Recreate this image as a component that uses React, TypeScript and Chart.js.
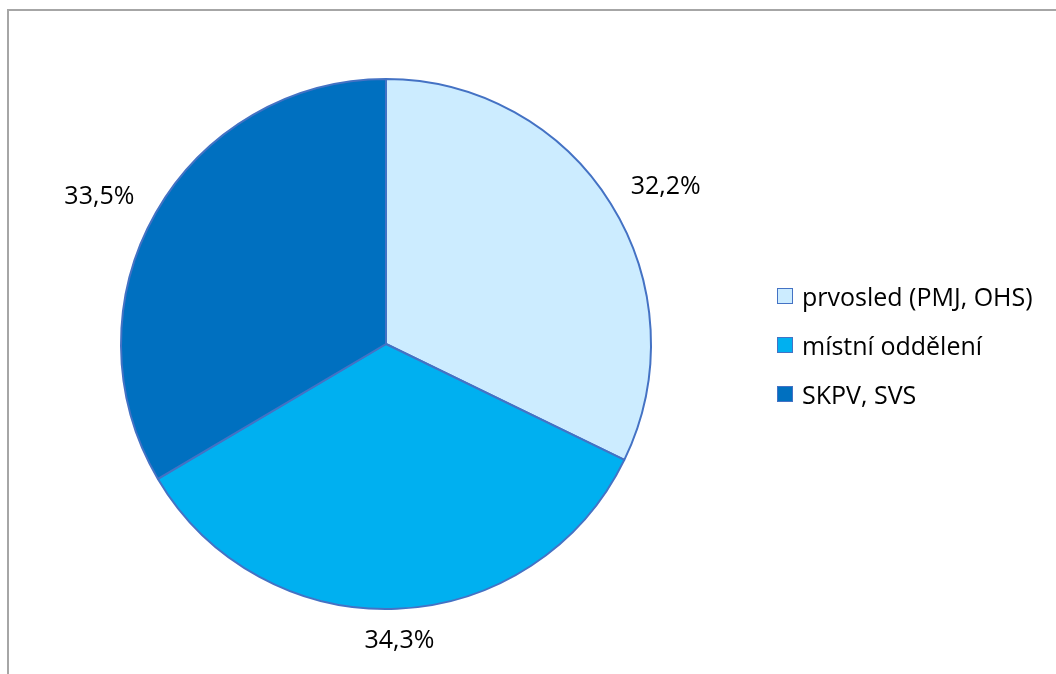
import React, { useEffect, useRef } from "react";
import { Chart, registerables } from "chart.js";

Chart.register(...registerables);

const categories = ["prvosled (PMJ, OHS)", "místní oddělení", "SKPV, SVS"];
const values = [32.2, 34.3, 33.5];
const valueLabels = ["32,2%", "34,3%", "33,5%"];
const colors = ["#CCECFF", "#00B0F0", "#0070C0"];
const borderColor = "#4472C4";
const FONT = "'Open Sans', 'Noto Sans', sans-serif";

const labelPlugin = {
  id: "outerLabels",
  afterDatasetsDraw(chart: any) {
    const ctx = chart.ctx;
    const meta = chart.getDatasetMeta(0);
    ctx.save();
    ctx.font = `25px ${FONT}`;
    ctx.fillStyle = "#000";
    ctx.textAlign = "center";
    ctx.textBaseline = "middle";
    meta.data.forEach((arc: any, i: number) => {
      const { x, y, startAngle, endAngle, outerRadius } = arc.getProps(
        ["x", "y", "startAngle", "endAngle", "outerRadius"],
        true
      );
      const mid = (startAngle + endAngle) / 2;
      const c = Math.cos(mid);
      const s = Math.sin(mid);
      const d = outerRadius + 20;
      const lx = x + c * d + c * 45;
      const ly = y + s * d + s * 12;
      ctx.fillText(valueLabels[i], lx, ly);
    });
    ctx.restore();
  },
};

export default function App() {
  const ref = useRef<HTMLCanvasElement | null>(null);
  useEffect(() => {
    if (!ref.current) return;
    const chart = new Chart(ref.current, {
      type: "pie",
      data: {
        labels: categories,
        datasets: [
          {
            data: values,
            backgroundColor: colors,
            borderColor: borderColor,
            borderWidth: 2,
          },
        ],
      },
      options: {
        animation: false,
        responsive: false,
        maintainAspectRatio: false,
        layout: { padding: { left: 120, top: 78, right: 404, bottom: 64 } },
        plugins: {
          legend: { display: false },
          tooltip: { enabled: false },
        },
      },
      plugins: [labelPlugin],
    });
    return () => chart.destroy();
  }, []);

  return (
    <div
      style={{
        position: "absolute",
        left: 0,
        top: 0,
        width: 1056,
        height: 674,
        overflow: "hidden",
        background: "#fff",
      }}
    >
      <div
        style={{
          position: "absolute",
          left: 7,
          top: 9,
          width: 1100,
          height: 700,
          borderLeft: "2px solid #A6A6A6",
          borderTop: "2px solid #A6A6A6",
        }}
      />
      <canvas
        ref={ref}
        width={1056}
        height={674}
        style={{ position: "absolute", left: 0, top: 0, width: 1056, height: 674 }}
      />
      {categories.map((c, i) => (
        <div
          key={c}
          style={{
            position: "absolute",
            left: 777,
            top: 280 + i * 49,
            height: 32,
            display: "flex",
            alignItems: "center",
            fontFamily: FONT,
            fontSize: 25,
            color: "#000",
            whiteSpace: "nowrap",
          }}
        >
          <span
            style={{
              display: "inline-block",
              width: 14,
              height: 14,
              background: colors[i],
              border: `1px solid ${borderColor}`,
              marginRight: 9,
              flex: "none",
            }}
          />
          {c}
        </div>
      ))}
    </div>
  );
}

__OBJECTIVE__
Every line above should be repeated exactly; pictures stay out of the copy.

__SOLUTION TO THIS EXERCISE__
Recreate this image as a component that uses React, TypeScript and Chart.js.
import React, { useEffect, useRef } from "react";
import { Chart, registerables } from "chart.js";

Chart.register(...registerables);

const categories = ["prvosled (PMJ, OHS)", "místní oddělení", "SKPV, SVS"];
const values = [32.2, 34.3, 33.5];
const valueLabels = ["32,2%", "34,3%", "33,5%"];
const colors = ["#CCECFF", "#00B0F0", "#0070C0"];
const borderColor = "#4472C4";
const FONT = "'Open Sans', 'Noto Sans', sans-serif";

const labelPlugin = {
  id: "outerLabels",
  afterDatasetsDraw(chart: any) {
    const ctx = chart.ctx;
    const meta = chart.getDatasetMeta(0);
    ctx.save();
    ctx.font = `25px ${FONT}`;
    ctx.fillStyle = "#000";
    ctx.textAlign = "center";
    ctx.textBaseline = "middle";
    meta.data.forEach((arc: any, i: number) => {
      const { x, y, startAngle, endAngle, outerRadius } = arc.getProps(
        ["x", "y", "startAngle", "endAngle", "outerRadius"],
        true
      );
      const mid = (startAngle + endAngle) / 2;
      const c = Math.cos(mid);
      const s = Math.sin(mid);
      const d = outerRadius + 20;
      const lx = x + c * d + c * 45;
      const ly = y + s * d + s * 12;
      ctx.fillText(valueLabels[i], lx, ly);
    });
    ctx.restore();
  },
};

export default function App() {
  const ref = useRef<HTMLCanvasElement | null>(null);
  useEffect(() => {
    if (!ref.current) return;
    const chart = new Chart(ref.current, {
      type: "pie",
      data: {
        labels: categories,
        datasets: [
          {
            data: values,
            backgroundColor: colors,
            borderColor: borderColor,
            borderWidth: 2,
          },
        ],
      },
      options: {
        animation: false,
        responsive: false,
        maintainAspectRatio: false,
        layout: { padding: { left: 120, top: 78, right: 404, bottom: 64 } },
        plugins: {
          legend: { display: false },
          tooltip: { enabled: false },
        },
      },
      plugins: [labelPlugin],
    });
    return () => chart.destroy();
  }, []);

  return (
    <div
      style={{
        position: "absolute",
        left: 0,
        top: 0,
        width: 1056,
        height: 674,
        overflow: "hidden",
        background: "#fff",
      }}
    >
      <div
        style={{
          position: "absolute",
          left: 7,
          top: 9,
          width: 1100,
          height: 700,
          borderLeft: "2px solid #A6A6A6",
          borderTop: "2px solid #A6A6A6",
        }}
      />
      <canvas
        ref={ref}
        width={1056}
        height={674}
        style={{ position: "absolute", left: 0, top: 0, width: 1056, height: 674 }}
      />
      {categories.map((c, i) => (
        <div
          key={c}
          style={{
            position: "absolute",
            left: 777,
            top: 280 + i * 49,
            height: 32,
            display: "flex",
            alignItems: "center",
            fontFamily: FONT,
            fontSize: 25,
            color: "#000",
            whiteSpace: "nowrap",
          }}
        >
          <span
            style={{
              display: "inline-block",
              width: 14,
              height: 14,
              background: colors[i],
              border: `1px solid ${borderColor}`,
              marginRight: 9,
              flex: "none",
            }}
          />
          {c}
        </div>
      ))}
    </div>
  );
}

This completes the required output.